Having recently arrived from Denmark to the U.S., we had ended up in a predominantly non-Jewish neighborhood, so during the ensuing 9 days of the festival, the fifth-floor fire-escape got lots of puzzled glances from people below walking up and down Sackman Street. I found out years later that the local fire marshal had issued my father a citation giving him 10 days to take the sukkah down. I’m sure my father and his spirit guests had a good laugh on that one.  

Not being a Jewish neighborhood, I can imagine what passersbyers and onlookers and other varieties of gawkers must have wondered as they craned their necks to view what must have appeared to them like some kind of gigantic bird’s nest nestled way up there on the fire-escape. Especially at night, when candles burned inside of it, and neighbors could hear my father singing and reciting prayers in Aramaic, and perhaps even the boisterous laughter of seven ancestral spirits being entertained by my mother’s humorous renderings through the window of everything. I wonder to this day what the folks on the street must have thought, though. Like what in the world is it with these Jews, that precisely when it starts to get cold and rainy, they build a hut with a leafy leaky roof to eat in? And this particular dude does it on a frigging fire-escape 5 floors up! 

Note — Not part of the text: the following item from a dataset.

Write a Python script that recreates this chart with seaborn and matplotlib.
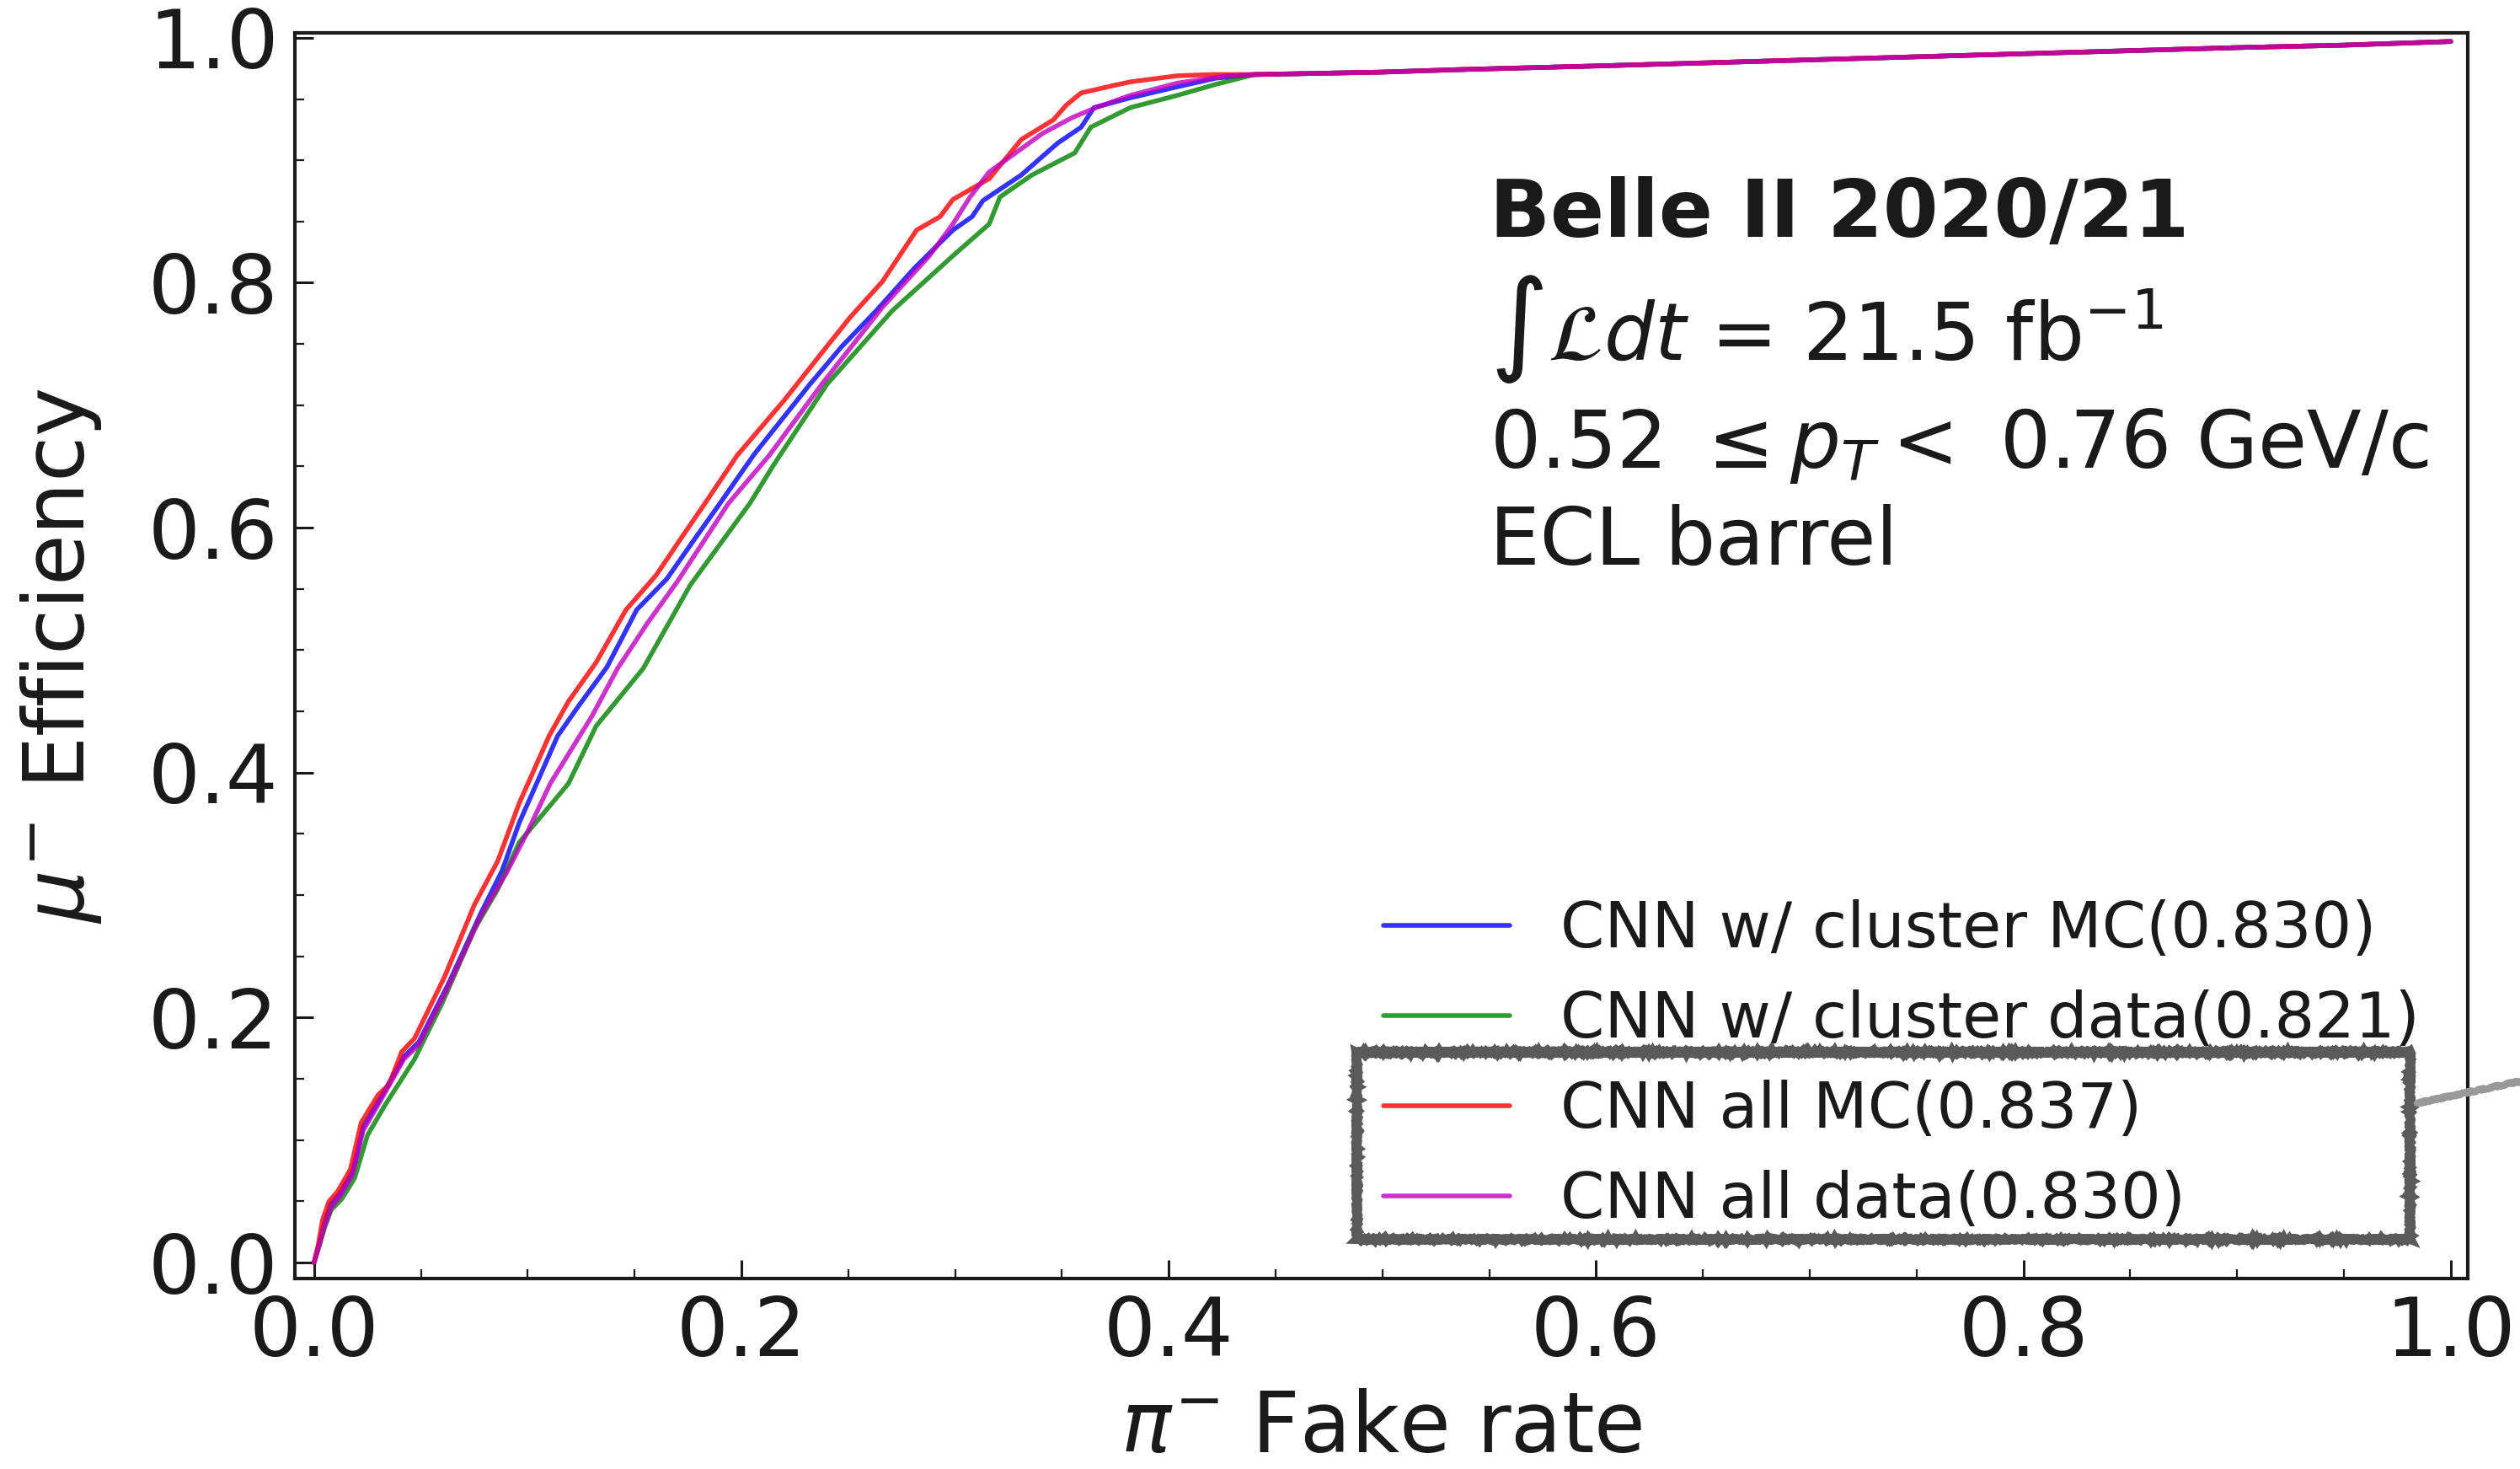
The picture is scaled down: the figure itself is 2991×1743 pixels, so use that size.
import numpy as np
import matplotlib
matplotlib.use('Agg')
import matplotlib.pyplot as plt
import seaborn as sns
from matplotlib.ticker import MultipleLocator
from matplotlib.lines import Line2D

# ROC curves (fake rate, efficiency)
blue_x = [0, 0.002, 0.005, 0.008, 0.012, 0.018, 0.023, 0.031, 0.042, 0.049, 0.063, 0.078, 0.088, 0.096,
          0.114, 0.124, 0.137, 0.151, 0.165, 0.177, 0.190, 0.206, 0.232, 0.247, 0.263, 0.281, 0.299, 0.308,
          0.313, 0.331, 0.348, 0.359, 0.365, 0.382, 0.404, 0.422]
blue_y = [0, 0.013, 0.033, 0.048, 0.056, 0.074, 0.111, 0.134, 0.168, 0.180, 0.228, 0.285, 0.320, 0.359,
          0.430, 0.455, 0.486, 0.533, 0.558, 0.588, 0.620, 0.660, 0.717, 0.748, 0.777, 0.812, 0.843, 0.854,
          0.867, 0.888, 0.914, 0.927, 0.943, 0.951, 0.960, 0.967]

green_x = [0, 0.002, 0.005, 0.008, 0.013, 0.019, 0.025, 0.033, 0.047, 0.060, 0.075, 0.086, 0.096, 0.119,
           0.132, 0.154, 0.176, 0.204, 0.215, 0.240, 0.2705, 0.299, 0.316, 0.321, 0.336, 0.356, 0.3635,
           0.382, 0.404, 0.422]
green_y = [0, 0.011, 0.029, 0.043, 0.052, 0.069, 0.104, 0.128, 0.166, 0.212, 0.272, 0.305, 0.343, 0.391,
           0.438, 0.485, 0.553, 0.620, 0.651, 0.717, 0.777, 0.822, 0.848, 0.870, 0.888, 0.906, 0.927,
           0.943, 0.953, 0.962]

red_x = [0, 0.002, 0.004, 0.007, 0.011, 0.017, 0.022, 0.030, 0.035, 0.041, 0.047, 0.061, 0.075, 0.086,
         0.096, 0.110, 0.119, 0.132, 0.146, 0.160, 0.172, 0.183, 0.198, 0.220, 0.240, 0.251, 0.266, 0.282,
         0.293, 0.299, 0.316, 0.331, 0.346, 0.352, 0.359, 0.374, 0.382, 0.404, 0.420]
red_y = [0, 0.015, 0.035, 0.050, 0.058, 0.076, 0.114, 0.137, 0.145, 0.172, 0.183, 0.233, 0.292, 0.328,
         0.375, 0.430, 0.458, 0.490, 0.533, 0.561, 0.592, 0.620, 0.659, 0.704, 0.748, 0.772, 0.801, 0.843,
         0.854, 0.868, 0.885, 0.917, 0.933, 0.945, 0.955, 0.961, 0.964, 0.969, 0.970]

mag_x = [0, 0.002, 0.005, 0.008, 0.012, 0.018, 0.023, 0.031, 0.042, 0.049, 0.063, 0.078, 0.090, 0.100,
         0.1105, 0.130, 0.142, 0.156, 0.170, 0.182, 0.194, 0.213, 0.238, 0.266, 0.288, 0.299, 0.307, 0.316,
         0.341, 0.355, 0.366, 0.382, 0.404, 0.427]
mag_y = [0, 0.012, 0.030, 0.045, 0.054, 0.072, 0.108, 0.132, 0.166, 0.178, 0.226, 0.283, 0.318, 0.352,
         0.391, 0.446, 0.485, 0.522, 0.556, 0.588, 0.620, 0.659, 0.718, 0.780, 0.822, 0.848, 0.870, 0.8905,
         0.922, 0.935, 0.943, 0.953, 0.963, 0.969]

# all four curves lie on top of each other past ~0.44
tail_x = [0.44, 0.47, 0.50, 0.535, 0.60, 0.64, 0.72, 0.80, 0.84, 0.90, 0.95, 1.0]
tail_y = [0.970, 0.971, 0.972, 0.974, 0.977, 0.979, 0.983, 0.987, 0.989, 0.992, 0.994, 0.997]

labels = ['CNN w/ cluster MC(0.830)', 'CNN w/ cluster data(0.821)',
          'CNN all MC(0.837)', 'CNN all data(0.830)']
colors = ['b', 'g', 'r', 'm']

sns.set_style('ticks')
plt.rcParams['font.family'] = ['DejaVu Sans']
plt.rcParams['mathtext.fontset'] = 'dejavusans'

fig = plt.figure(figsize=(29.91, 17.43), dpi=100)
ax = fig.add_axes([0.117, 0.1297, 0.8623, 0.8479])

curves = [(blue_x, blue_y), (green_x, green_y), (red_x, red_y), (mag_x, mag_y)]
for (cx, cy), lab, col in zip(curves, labels, colors):
    sns.lineplot(x=np.r_[cx, tail_x], y=np.r_[cy, tail_y], sort=False, estimator=None,
                 color=col, alpha=0.8, lw=4, label=lab, ax=ax)

ax.set_xlim(-0.009, 1.008)
ax.set_ylim(-0.013, 1.004)
ax.xaxis.set_major_locator(MultipleLocator(0.2))
ax.yaxis.set_major_locator(MultipleLocator(0.2))
ax.xaxis.set_minor_locator(MultipleLocator(0.05))
ax.yaxis.set_minor_locator(MultipleLocator(0.05))
ax.tick_params(which='both', direction='in', top=False, right=False, colors='#1a1a1a')
ax.tick_params(which='major', length=16, width=2.2, labelsize=70, pad=14)
ax.tick_params(which='minor', length=8, width=1.6)
for s in ax.spines.values():
    s.set_linewidth(3)
    s.set_color('#1a1a1a')

ax.set_xlabel(r'$\pi^{-}$ Fake rate', fontsize=71, color='#1a1a1a')
ax.set_ylabel(r'$\mu^{-}$ Efficiency', fontsize=71, color='#1a1a1a')
ax.xaxis.set_label_coords(0.5, -0.088)
ax.yaxis.set_label_coords(-0.088, 0.5)

leg = ax.legend(loc='upper left', bbox_to_anchor=(1574 / 2991, 1 - 1000 / 1743),
                bbox_transform=fig.transFigure, frameon=False, fontsize=54,
                labelspacing=0.45, handlelength=2.0, handletextpad=0.8)
for t in leg.get_texts():
    t.set_color('#1a1a1a')

txt = dict(fontsize=68, color='#1a1a1a', va='baseline', ha='left')
fig.text(0.591, 1 - 281 / 1743, 'Belle II 2020/21', fontweight='bold', **txt)
fig.text(0.591, 1 - 427 / 1743, r'$\int\mathcal{L}dt$ = 21.5 fb$^{-1}$', **txt)
fig.text(0.591, 1 - 555 / 1743, r'0.52 $\leq p_T <$ 0.76 GeV/c', **txt)
fig.text(0.591, 1 - 670 / 1743, 'ECL barrel', **txt)

# hand-drawn highlight box round the last two legend entries
bx0, bx1 = 1610 / 2991, 2860 / 2991
by0, by1 = 1 - 1470 / 1743, 1 - 1248 / 1743
box = Line2D([bx0, bx1, bx1, bx0, bx0, bx1], [by1, by1, by0, by0, by1, by1],
             transform=fig.transFigure, color='#5a5a5a', lw=8, solid_joinstyle='miter')
box.set_sketch_params(scale=1, length=3, randomness=10)
fig.add_artist(box)
link = Line2D([2869 / 2991, 1.0], [1 - 1309 / 1743, 1 - 1283 / 1743],
              transform=fig.transFigure, color='#999999', lw=6)
link.set_sketch_params(scale=1, length=3, randomness=10)
fig.add_artist(link)

fig.savefig('out.png', dpi=100)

(And as for those of you who are reading this and are pissed off that no  women ancestor spirits were included in the Ushpizin, no way would my mother have allowed it anyway. My father was still quite good looking back then.) 

Who said aboriginals are the only ones who visit with their ancestors, speak to them, sing with them, create shrines for them. We do it too. Even on a frigging fire-escape! And rather than shock our ancestors with modern-day settings like inside the apartment where refrigerators are humming and radiators are sizzling, we honor their ancient manners by fashioning a special 3,500 year old hut so they would feel at home. Now, who does that? 

My mother, the reason her eyes rolled a lot during Sukkot was because of the extent to which my father would go to make Sukkot happen no matter the circumstances. She knew the rules of our tradition, that even according to the strictest ritual laws, you weren’t required to sit in a sukkah if you didn’t have one, or if mitigating circumstances prevented you from comfortably building one, or if mosquitoes were assaulting you, or if it was raining, or if it was too cold, or if a rusty shaky, never tested fire escape was your only venue for constructing one. 

But my father, he was unconcerned that he and his sukkah could conceivably – at any moment – break loose and crash down into the alleyway below. After all, he had seven special angels surrounding him. 

And they still visit him to this day, albeit in his new and more sturdy sukkah in the skies – with diamonds.